| Given task |
Find the lines that hold the word "this" and return them.

| Available data |
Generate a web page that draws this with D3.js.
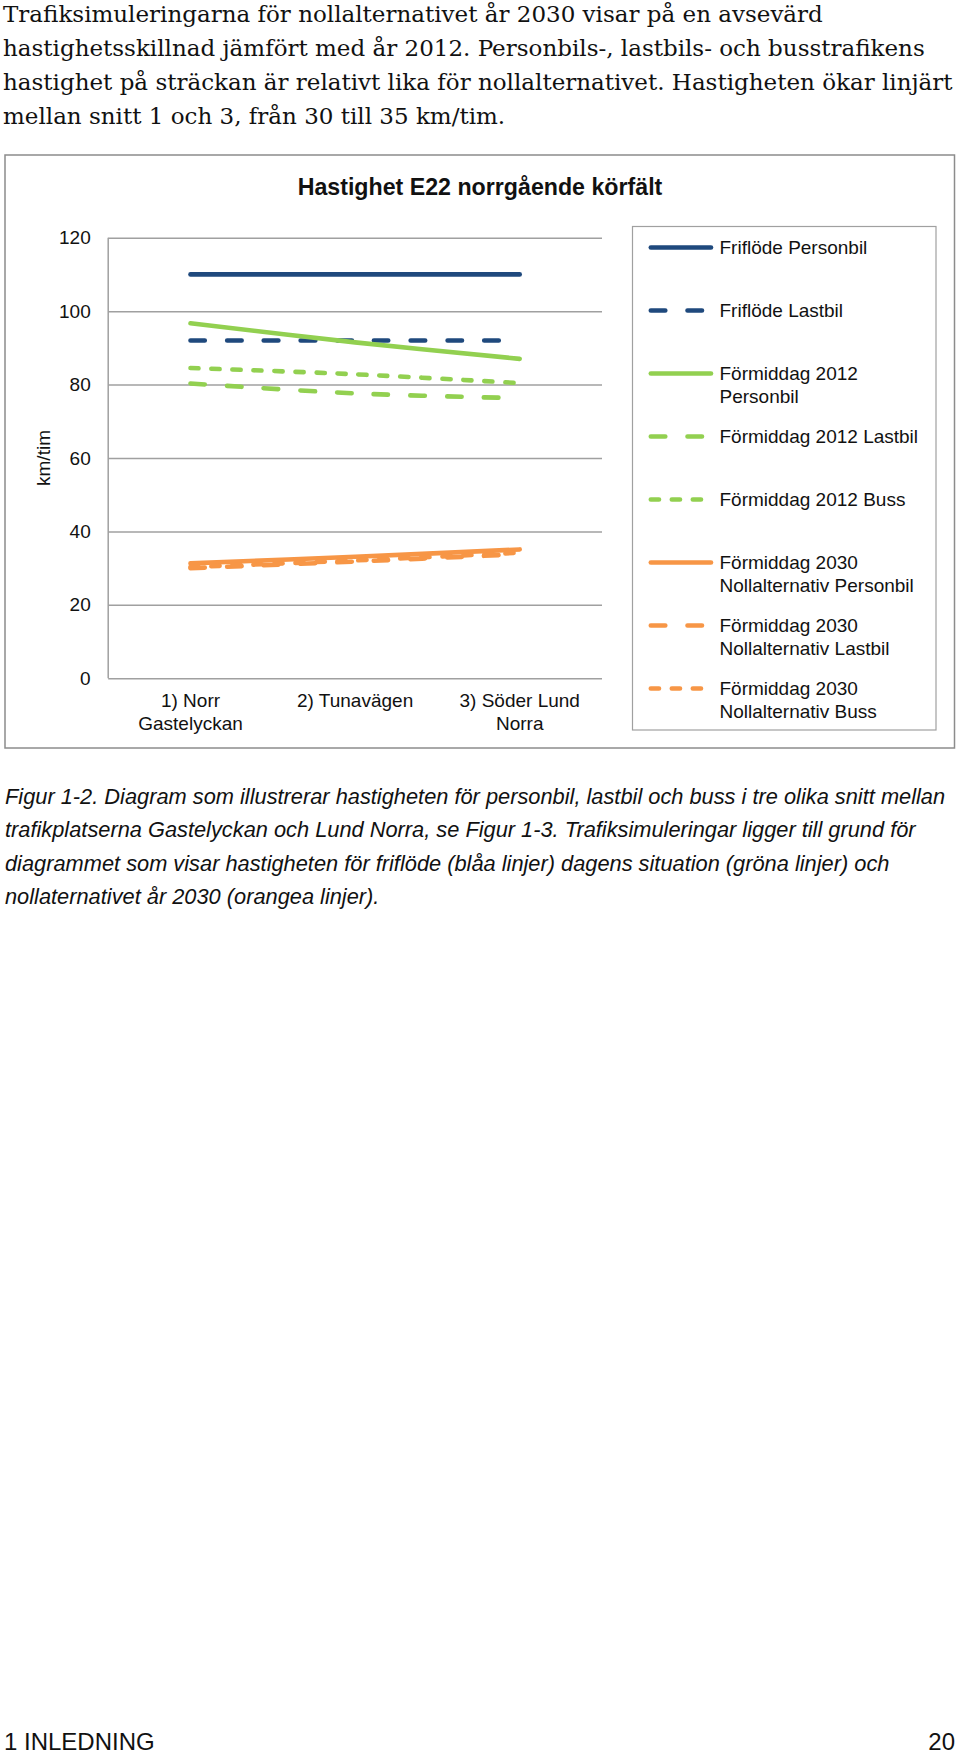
<!DOCTYPE html>
<html>
<head>
<meta charset="utf-8">
<script src="https://cdn.jsdelivr.net/npm/d3@7"></script>
<style>
  body { margin: 0; background: #fff; }
  svg { display: block; }
</style>
</head>
<body>
<div id="page"></div>
<script>
// page text
var introLines = [
  "Trafiksimuleringarna för nollalternativet år 2030 visar på en avsevärd",
  "hastighetsskillnad jämfört med år 2012. Personbils-, lastbils- och busstrafikens",
  "hastighet på sträckan är relativt lika för nollalternativet. Hastigheten ökar linjärt",
  "mellan snitt 1 och 3, från 30 till 35 km/tim."
];
var captionLines = [
  "Figur 1-2. Diagram som illustrerar hastigheten för personbil, lastbil och buss i tre olika snitt mellan",
  "trafikplatserna Gastelyckan och Lund Norra, se Figur 1-3. Trafiksimuleringar ligger till grund för",
  "diagrammet som visar hastigheten för friflöde (blåa linjer) dagens situation (gröna linjer) och",
  "nollaternativet år 2030 (orangea linjer)."
];

// chart data
var chartTitle = "Hastighet E22 norrgående körfält";
var yLabel = "km/tim";
var categories = ["1) Norr Gastelyckan", "2) Tunavägen", "3) Söder Lund Norra"];
var categoryLines = [["1) Norr", "Gastelyckan"], ["2) Tunavägen"], ["3) Söder Lund", "Norra"]];
var yTicks = [0, 20, 40, 60, 80, 100, 120];

var seriesNames = [
  "Friflöde Personbil",
  "Friflöde Lastbil",
  "Förmiddag 2012 Personbil",
  "Förmiddag 2012 Lastbil",
  "Förmiddag 2012 Buss",
  "Förmiddag 2030 Nollalternativ Personbil",
  "Förmiddag 2030 Nollalternativ Lastbil",
  "Förmiddag 2030 Nollalternativ Buss"
];
var legendLines = [
  ["Friflöde Personbil"],
  ["Friflöde Lastbil"],
  ["Förmiddag 2012", "Personbil"],
  ["Förmiddag 2012 Lastbil"],
  ["Förmiddag 2012 Buss"],
  ["Förmiddag 2030", "Nollalternativ Personbil"],
  ["Förmiddag 2030", "Nollalternativ Lastbil"],
  ["Förmiddag 2030", "Nollalternativ Buss"]
];

var friflodePersonbil = [110, 110, 110];
var friflodeLastbil = [92, 92, 92];
var fm2012Personbil = [96.7, 91.5, 87.0];
var fm2012Lastbil = [80.3, 77.6, 76.3];
var fm2012Buss = [84.5, 82.8, 80.4];
var fm2030Personbil = [31.3, 33.1, 35.1];
var fm2030Lastbil = [30.0, 31.8, 33.8];
var fm2030Buss = [30.3, 32.1, 34.2];

var seriesValues = [friflodePersonbil, friflodeLastbil, fm2012Personbil, fm2012Lastbil,
  fm2012Buss, fm2030Personbil, fm2030Lastbil, fm2030Buss];

// styles per series
var blue = "#1f497d", green = "#92d050", orange = "#f79646";
var longDash = "14.5,22.2", shortDash = "8.2,12.8";
var seriesStyle = [
  { color: blue, dash: null },
  { color: blue, dash: longDash },
  { color: green, dash: null },
  { color: green, dash: longDash },
  { color: green, dash: shortDash },
  { color: orange, dash: null },
  { color: orange, dash: longDash },
  { color: orange, dash: shortDash }
];

var W = 960, H = 1757;
var sans = "'Liberation Sans', Arial, sans-serif";

var svg = d3.select("#page").append("svg")
    .attr("width", W)
    .attr("height", H);

// intro paragraph
svg.append("g").selectAll("text")
    .data(introLines)
  .enter().append("text")
    .attr("x", 3)
    .attr("y", function(d, i) { return 21.7 + i * 34.2; })
    .style("font-family", "'DejaVu Serif', serif")
    .style("font-size", "23px")
    .style("fill", "#111")
    .text(function(d) { return d; });

// chart frame
svg.append("rect")
    .attr("x", 5).attr("y", 155)
    .attr("width", 949.5).attr("height", 593)
    .style("fill", "none")
    .style("stroke", "#8c8c8c")
    .style("stroke-width", 1.5);

svg.append("text")
    .attr("x", 480).attr("y", 195)
    .attr("text-anchor", "middle")
    .style("font-family", sans)
    .style("font-weight", "bold")
    .style("font-size", "23.2px")
    .style("fill", "#111")
    .text(chartTitle);

var plot = { left: 108.2, right: 602, top: 237.7, bottom: 678.3 };

var x = d3.scaleBand()
    .domain(categories)
    .range([plot.left, plot.right]);

var y = d3.scaleLinear()
    .domain([0, 120])
    .range([plot.bottom, plot.top]);

// gridlines + y labels
var yAxis = svg.append("g")
    .attr("transform", "translate(" + plot.left + ",0)")
    .call(d3.axisLeft(y).tickValues(yTicks).tickSize(-(plot.right - plot.left)).tickPadding(17.5));

yAxis.select(".domain").remove();
yAxis.selectAll(".tick line")
    .style("stroke", "#a0a0a0")
    .style("stroke-width", 1.5);
yAxis.selectAll(".tick text")
    .style("font-family", sans)
    .style("font-size", "19px")
    .style("fill", "#111");

// vertical axis line
svg.append("line")
    .attr("x1", plot.left).attr("x2", plot.left)
    .attr("y1", y(120)).attr("y2", y(0))
    .style("stroke", "#a0a0a0")
    .style("stroke-width", 1.5);

// category labels
var xAxis = svg.append("g")
    .attr("transform", "translate(0," + plot.bottom + ")")
    .call(d3.axisBottom(x).tickSize(0).tickFormat(""));
xAxis.select(".domain").remove();
xAxis.selectAll(".tick text").remove();
xAxis.selectAll(".tick").each(function(d, i) {
  var t = d3.select(this).append("text")
      .attr("text-anchor", "middle")
      .style("font-family", sans)
      .style("font-size", "19px")
      .style("fill", "#111");
  categoryLines[i].forEach(function(line, j) {
    t.append("tspan")
        .attr("x", 0)
        .attr("y", 29 + j * 22.3)
        .text(line);
  });
});

svg.append("text")
    .attr("transform", "translate(50,458) rotate(-90)")
    .attr("text-anchor", "middle")
    .style("font-family", sans)
    .style("font-size", "19px")
    .style("fill", "#111")
    .text(yLabel);

// series lines
var line = d3.line()
    .x(function(d, i) { return x(categories[i]) + x.bandwidth() / 2; })
    .y(function(d) { return y(d); })
    .curve(d3.curveCatmullRom);

svg.append("g").selectAll("path")
    .data(seriesValues)
  .enter().append("path")
    .attr("d", line)
    .style("fill", "none")
    .style("stroke", function(d, i) { return seriesStyle[i].color; })
    .style("stroke-width", 4.6)
    .style("stroke-linecap", "round")
    .style("stroke-dasharray", function(d, i) { return seriesStyle[i].dash; });

// legend
var legend = svg.append("g");
legend.append("rect")
    .attr("x", 632.5).attr("y", 226.5)
    .attr("width", 303.5).attr("height", 503.5)
    .style("fill", "none")
    .style("stroke", "#a0a0a0")
    .style("stroke-width", 1.2);

var item = legend.selectAll("g.item")
    .data(seriesNames)
  .enter().append("g")
    .attr("class", "item")
    .attr("transform", function(d, i) { return "translate(0," + (247.5 + i * 63.0) + ")"; });

item.append("line")
    .attr("x1", 650.8).attr("x2", 711)
    .style("stroke", function(d, i) { return seriesStyle[i].color; })
    .style("stroke-width", 4.6)
    .style("stroke-linecap", "round")
    .style("stroke-dasharray", function(d, i) { return seriesStyle[i].dash; });

item.append("text")
    .style("font-family", sans)
    .style("font-size", "19px")
    .style("fill", "#111")
    .each(function(d, i) {
      var t = d3.select(this);
      legendLines[i].forEach(function(l, j) {
        t.append("tspan").attr("x", 719.5).attr("y", 6.5 + j * 23.2).text(l);
      });
    });

// caption
svg.append("g").selectAll("text")
    .data(captionLines)
  .enter().append("text")
    .attr("x", 5)
    .attr("y", function(d, i) { return 803.5 + i * 33.5; })
    .style("font-family", sans)
    .style("font-style", "italic")
    .style("font-size", "21.8px")
    .style("fill", "#111")
    .text(function(d) { return d; });

// footer
svg.append("text")
    .attr("x", 4).attr("y", 1750)
    .style("font-family", sans)
    .style("font-size", "24px")
    .style("fill", "#111")
    .text("1 INLEDNING");
svg.append("text")
    .attr("x", 955).attr("y", 1750)
    .attr("text-anchor", "end")
    .style("font-family", sans)
    .style("font-size", "24px")
    .style("fill", "#111")
    .text("20");
</script>
</body>
</html>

| Result |
Generate a web page that draws this with D3.js.
  var t = d3.select(this).append("text")
      var t = d3.select(this);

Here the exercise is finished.